1946 Siamese general election
- 96 of the 192 seats in the House of Representatives
- Turnout: 32.52% (▼2.51pp)
- This lists parties that won seats. See the complete results below.
| Party |  | Seats |
|  | Independents | 96 |
| Prime Minister before | Prime Minister after |
| Seni Pramoj | Khuang Aphaiwong |

= 1946 Siamese general election =

General elections were held in Siam on 6 January 1946 to elect 96 of the 192 members of the House of Representatives. The other 96 members were appointed by King Ananda Mahidol. Voter turnout was 33%.
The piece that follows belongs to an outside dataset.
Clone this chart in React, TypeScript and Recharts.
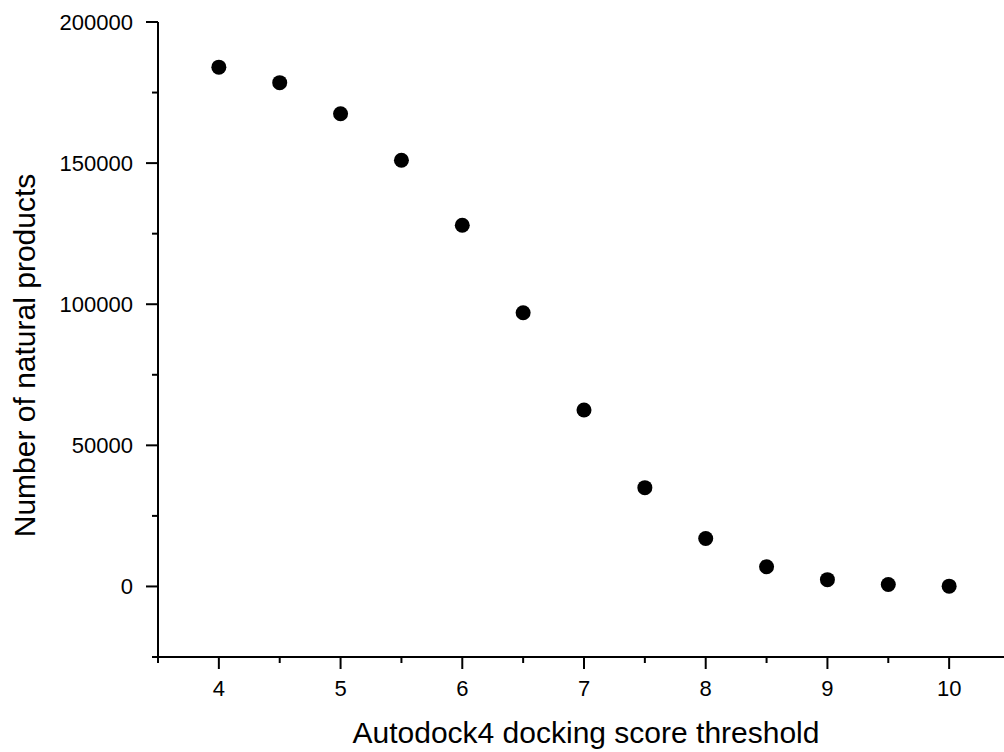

At the time there were no political parties, so all candidates ran as independents.

==Results==

| Party |  | Votes | % | Seats |
|  | Independents |  |  | 96 |
| Royal appointees |  |  |  | 96 |
| Total |  |  |  | 192 |
| Total votes |  | 2,091,788 | – |  |
| Registered voters/turnout |  | 6,431,827 | 32.52 |  |
Source: Nohlen et al.

==Aftermath==
Following the promulgation of a new constitution later in 1946, the appointed seats were abolished and the number of elected seats expanded to 178. Elections were held in August 1946 to elect an additional 82 members and political parties were allowed to contest the elections for the first time. Supporters of Pridi Banomyong (Sahachip Party and the Constitutional Front) took 57 seats, the Democrat Party took 18 seats and seven seats went to unaffiliated representatives.